» **WHAT YOU HAVE TO DO**:
Word for word, print each line of the listing below; pictures stay out.

(begin)

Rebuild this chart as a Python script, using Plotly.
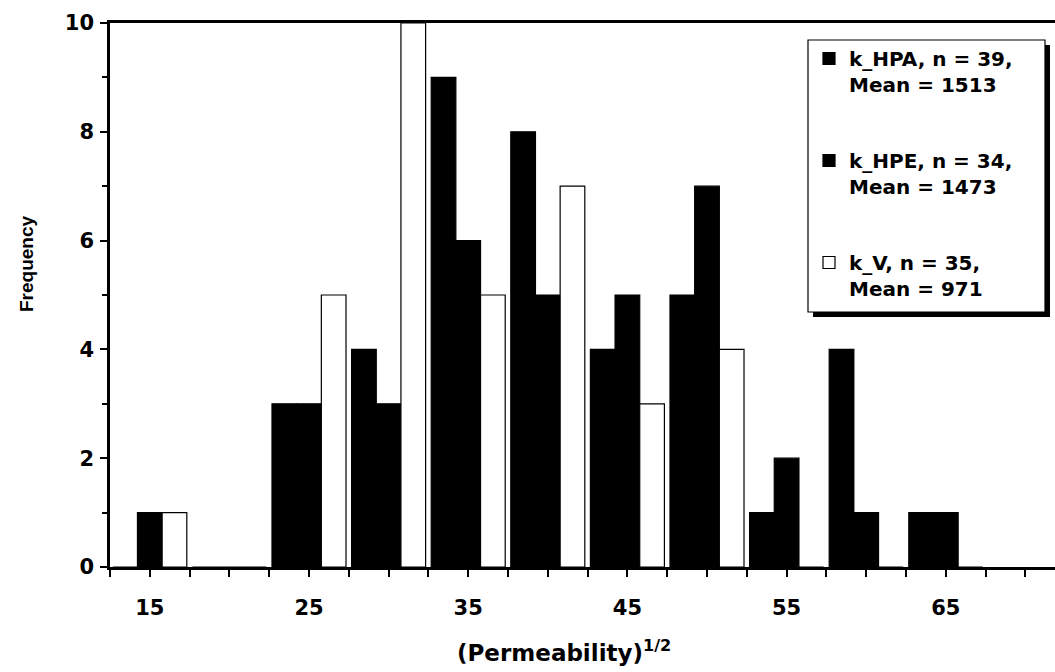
import plotly.graph_objects as go

# ---- data ----
bins = [15, 20, 25, 30, 35, 40, 45, 50, 55, 60, 65]
k_hpa = [0, 0, 3, 4, 9, 8, 4, 5, 1, 4, 1]
k_hpe = [1, 0, 3, 3, 6, 5, 5, 7, 2, 1, 1]
k_v = [1, 0, 5, 10, 5, 7, 3, 4, 0, 0, 0]
series_names = [
    "<b>k_HPA, n = 39,<br>Mean = 1513</b>",
    "<b>k_HPE, n = 34,<br>Mean = 1473</b>",
    "<b>k_V, n = 35,<br>Mean = 971</b>",
]
x_tickvals = [15, 25, 35, 45, 55, 65]
y_tickvals = [0, 2, 4, 6, 8, 10]

FONT = "DejaVu Sans"
FONT2 = "Liberation Sans, Arial, sans-serif"
W, H = 1055, 672
ML, MR, MT, MB = 110, 0, 23, 105
PW, PH = W - ML - MR, H - MT - MB


def px_x(p):
    return (p - ML) / PW


def px_y(p):
    return (H - MB - p) / PH


fig = go.Figure()
styles = [("black", "black"), ("black", "black"), ("white", "black")]
for vals, name, (fc, lc), grp in zip([k_hpa, k_hpe, k_v], series_names, styles, ["a", "b", "c"]):
    fig.add_trace(go.Bar(
        x=bins, y=vals, name=name, legendgroup=grp,
        marker=dict(color=fc, line=dict(color=lc, width=1.2)),
    ))

# legend box with drop shadow
bx0, bx1, by0, by1 = 808, 1045, 40, 312
sh = 5
shapes = [
    dict(type="rect", xref="paper", yref="paper",
         x0=px_x(bx0 + sh), x1=px_x(bx1 + sh), y0=px_y(by1 + sh), y1=px_y(by0 + sh),
         fillcolor="black", line=dict(width=0), layer="above"),
    dict(type="rect", xref="paper", yref="paper",
         x0=px_x(bx0), x1=px_x(bx1), y0=px_y(by1), y1=px_y(by0),
         fillcolor="white", line=dict(color="black", width=1.2), layer="above"),
]

annotations = [
    dict(text="<b>(Permeability)<sup>1/2</sup></b>", xref="paper", yref="paper",
         x=px_x(564), y=px_y(651), xanchor="center", yanchor="middle",
         showarrow=False, font=dict(family=FONT, size=23, color="black")),
    dict(text="<b>Frequency</b>", xref="paper", yref="paper",
         x=px_x(26), y=px_y(264), xanchor="center", yanchor="middle",
         textangle=-90, showarrow=False, font=dict(family=FONT2, size=19, color="black")),
]

fig.update_layout(
    width=W, height=H,
    margin=dict(l=ML, r=MR, t=MT, b=MB, pad=0),
    paper_bgcolor="white", plot_bgcolor="white",
    barmode="group", bargap=0.07, bargroupgap=0,
    font=dict(family=FONT, color="black"),
    shapes=shapes, annotations=annotations,
    legend=dict(
        x=px_x(809), y=px_y(39), xanchor="left", yanchor="top",
        bgcolor="rgba(0,0,0,0)", borderwidth=0,
        font=dict(family=FONT, size=20, color="black"),
        traceorder="grouped", tracegroupgap=47, valign="top",
        itemclick=False, itemdoubleclick=False,
    ),
    showlegend=True,
)

fig.update_xaxes(
    range=[12.5, 12.5 + PW / 15.92],
    tickmode="array", tickvals=x_tickvals,
    ticktext=["<b>%d</b>" % v for v in x_tickvals],
    ticks="outside", ticklen=7, tickwidth=2, tickcolor="black",
    minor=dict(tick0=12.5, dtick=2.5, ticks="outside", ticklen=7, tickwidth=2, tickcolor="black"),
    showline=True, linecolor="black", linewidth=2.5, mirror=True,
    showgrid=False, zeroline=False,
    tickfont=dict(family=FONT, size=21, color="black"),
    ticklabelstandoff=13,
)
fig.update_yaxes(
    range=[0, 10],
    tickmode="array", tickvals=y_tickvals,
    ticktext=["<b>%d</b>" % v for v in y_tickvals],
    ticks="outside", ticklen=7, tickwidth=2, tickcolor="black",
    minor=dict(dtick=1, ticks="outside", ticklen=5, tickwidth=2, tickcolor="black"),
    showline=True, linecolor="black", linewidth=2.5,
    showgrid=False, zeroline=False,
    tickfont=dict(family=FONT, size=21, color="black"),
    ticklabelstandoff=2,
)

fig.write_html("out.html")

(end)

» **SOLUTION TO THE EXERCISE**:
Rebuild this chart as a Python script, using Plotly.
import plotly.graph_objects as go

# ---- data ----
bins = [15, 20, 25, 30, 35, 40, 45, 50, 55, 60, 65]
k_hpa = [0, 0, 3, 4, 9, 8, 4, 5, 1, 4, 1]
k_hpe = [1, 0, 3, 3, 6, 5, 5, 7, 2, 1, 1]
k_v = [1, 0, 5, 10, 5, 7, 3, 4, 0, 0, 0]
series_names = [
    "<b>k_HPA, n = 39,<br>Mean = 1513</b>",
    "<b>k_HPE, n = 34,<br>Mean = 1473</b>",
    "<b>k_V, n = 35,<br>Mean = 971</b>",
]
x_tickvals = [15, 25, 35, 45, 55, 65]
y_tickvals = [0, 2, 4, 6, 8, 10]

FONT = "DejaVu Sans"
FONT2 = "Liberation Sans, Arial, sans-serif"
W, H = 1055, 672
ML, MR, MT, MB = 110, 0, 23, 105
PW, PH = W - ML - MR, H - MT - MB


def px_x(p):
    return (p - ML) / PW


def px_y(p):
    return (H - MB - p) / PH


fig = go.Figure()
styles = [("black", "black"), ("black", "black"), ("white", "black")]
for vals, name, (fc, lc), grp in zip([k_hpa, k_hpe, k_v], series_names, styles, ["a", "b", "c"]):
    fig.add_trace(go.Bar(
        x=bins, y=vals, name=name, legendgroup=grp,
        marker=dict(color=fc, line=dict(color=lc, width=1.2)),
    ))

# legend box with drop shadow
bx0, bx1, by0, by1 = 808, 1045, 40, 312
sh = 5
shapes = [
    dict(type="rect", xref="paper", yref="paper",
         x0=px_x(bx0 + sh), x1=px_x(bx1 + sh), y0=px_y(by1 + sh), y1=px_y(by0 + sh),
         fillcolor="black", line=dict(width=0), layer="above"),
    dict(type="rect", xref="paper", yref="paper",
         x0=px_x(bx0), x1=px_x(bx1), y0=px_y(by1), y1=px_y(by0),
         fillcolor="white", line=dict(color="black", width=1.2), layer="above"),
]

annotations = [
    dict(text="<b>(Permeability)<sup>1/2</sup></b>", xref="paper", yref="paper",
         x=px_x(564), y=px_y(651), xanchor="center", yanchor="middle",
         showarrow=False, font=dict(family=FONT, size=23, color="black")),
    dict(text="<b>Frequency</b>", xref="paper", yref="paper",
         x=px_x(26), y=px_y(264), xanchor="center", yanchor="middle",
         textangle=-90, showarrow=False, font=dict(family=FONT2, size=19, color="black")),
]

fig.update_layout(
    width=W, height=H,
    margin=dict(l=ML, r=MR, t=MT, b=MB, pad=0),
    paper_bgcolor="white", plot_bgcolor="white",
    barmode="group", bargap=0.07, bargroupgap=0,
    font=dict(family=FONT, color="black"),
    shapes=shapes, annotations=annotations,
    legend=dict(
        x=px_x(809), y=px_y(39), xanchor="left", yanchor="top",
        bgcolor="rgba(0,0,0,0)", borderwidth=0,
        font=dict(family=FONT, size=20, color="black"),
        traceorder="grouped", tracegroupgap=47, valign="top",
        itemclick=False, itemdoubleclick=False,
    ),
    showlegend=True,
)

fig.update_xaxes(
    range=[12.5, 12.5 + PW / 15.92],
    tickmode="array", tickvals=x_tickvals,
    ticktext=["<b>%d</b>" % v for v in x_tickvals],
    ticks="outside", ticklen=7, tickwidth=2, tickcolor="black",
    minor=dict(tick0=12.5, dtick=2.5, ticks="outside", ticklen=7, tickwidth=2, tickcolor="black"),
    showline=True, linecolor="black", linewidth=2.5, mirror=True,
    showgrid=False, zeroline=False,
    tickfont=dict(family=FONT, size=21, color="black"),
    ticklabelstandoff=13,
)
fig.update_yaxes(
    range=[0, 10],
    tickmode="array", tickvals=y_tickvals,
    ticktext=["<b>%d</b>" % v for v in y_tickvals],
    ticks="outside", ticklen=7, tickwidth=2, tickcolor="black",
    minor=dict(dtick=1, ticks="outside", ticklen=5, tickwidth=2, tickcolor="black"),
    showline=True, linecolor="black", linewidth=2.5,
    showgrid=False, zeroline=False,
    tickfont=dict(family=FONT, size=21, color="black"),
    ticklabelstandoff=2,
)

fig.write_html("out.html")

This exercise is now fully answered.